Affordable Housing for Oak Harbor?

Loss of affordable housing in Oak Harbor will make life increasingly difficult for low and fixed income residents and will force these people to draw from government resources, placing a higher demand on taxpayers for support.

These predictions come from Gary Robinson, a resident of Evergreen mobile home park. He is concerned that he may be forced to move pending a change to the city’s comprehensive plan amendment, which would allow property owner Sean Byrne to develop the mobile home park into a retail space.

Byrne has every right to do what he wants with his property; however, the residents are concerned about the uncertainties. Evergreen residents are well into retirement age and moving their homes would be difficult and costly.

And Byrne said he is willing to help the Evergreen residents.

“I am paying experts, and working with the mayor and council to ease costs to relocate folks. We are trying for state funded grants ... I have even said publicly that I am ready to write personal checks to help,” Byrne wrote in a letter to the News-Times.

For those who can move their homes, there is a diminishing number of mobile home parks on the island and across the state. Some of the mobiles are too old to be moved, forcing the owners to search for an entirely new place to live.

According to Ann Schroeder-Osterberg, director of development for the Housing Authority of Snohomish County, there were 14 manufactured housing communities in 2007. Since then, two have closed and another, referring to Evergreen, is threatened to close, she said.

Statewide, 18 manufactured communities closed in 2007, followed by another 16 in 2008, she said.

Recognizing the community’s concern over the lack of affordable housing on the island, Mayor Jim Slowik invited the Snohomish Housing Authority to make a presentation about the manufactured housing communities in their county.

“Home ownership is one of the basic means for a family,” Schroeder-Osterberg said, noting that people of all ages need affordable housing, not just seniors.

“Homeownership provides stability for communities,” she said.

The Snohomish Housing Authority purchased property, in some cases with existing manufactured homes. In other cases, the housing authority assembled new manufactured homes which were purchased by people who qualified for affordable housing.
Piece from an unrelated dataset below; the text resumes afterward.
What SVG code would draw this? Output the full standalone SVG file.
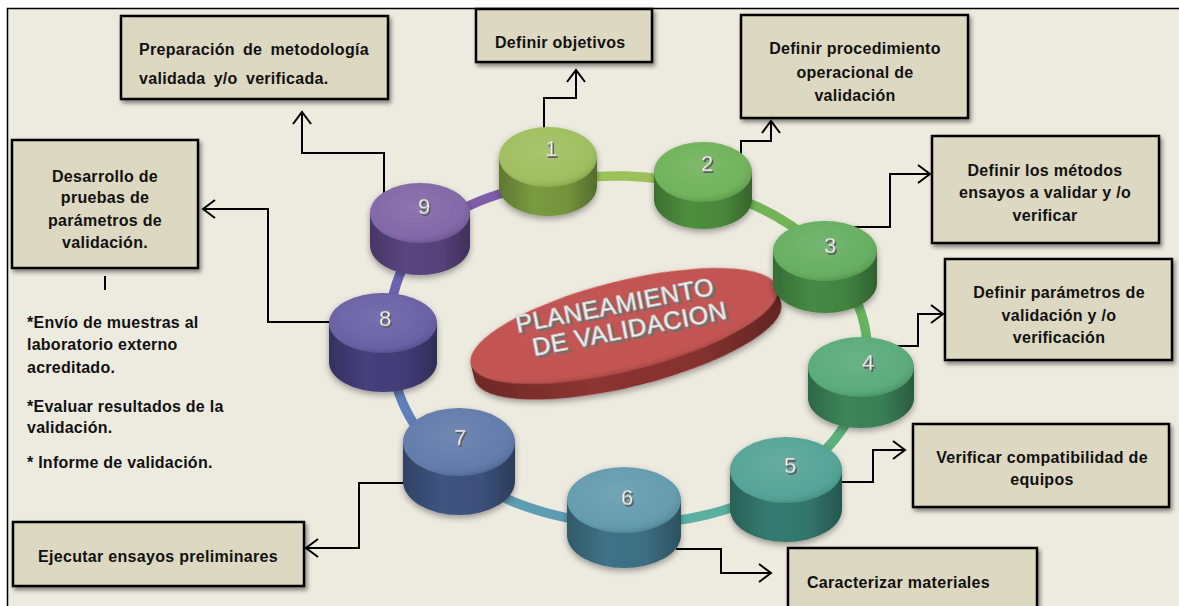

Rent paid by the homeowners goes to pay for water, sewer, utilities and debt the housing authority accrued during the community’s development.

“These are real communities that are part of the Oak Harbor community,” she said.

Presently, Oak Harbor has land that could be contributed or sold for a low income housing development, said Schroeder-Osterberg. The property could accommodate about 40 homes, and would most likely be used for a 55 and up community.

Councilman Jim Campbell appeared cautious of the proposal.

“You guys are making it sound easy, but I know it’s not,” he said of the development and financing of such a project.

Councilman Rick Almberg echoed Campbell’s apprehension.

“Providing assistance bothers me,” he said, because it implies that the city will do more than just donate the land.

Bob David, the executive director for the Snohomish County Housing Authority, assured Almberg that the term “assistance” only refers to the city’s donation of land and funding provided by the state.

Since the community would likely be managed by a nonprofit, the operating costs would be lower and the land would be exempt from property tax.

The presentation was just an introduction of the idea of affordable housing in Oak Harbor, said Slowik, adding that the topic has been bounced around for several years.

The possible comprehensive plan amendment, which would allow for the development of the land, and subsequent loss of the Evergreen mobile home park was just one factor in the community that moved the mayor to coordinate the Housing Authority presentation.

Times are tough for extra spending, but it’s important to take care of community needs, the mayor said.

“I know the city cannot afford much. We are a city of 23,000,” he said, adding that he has spoken with Gov. Chris Gregoire and that she is enthusiastic to work with Oak Harbor on the possible addition of more affordable housing.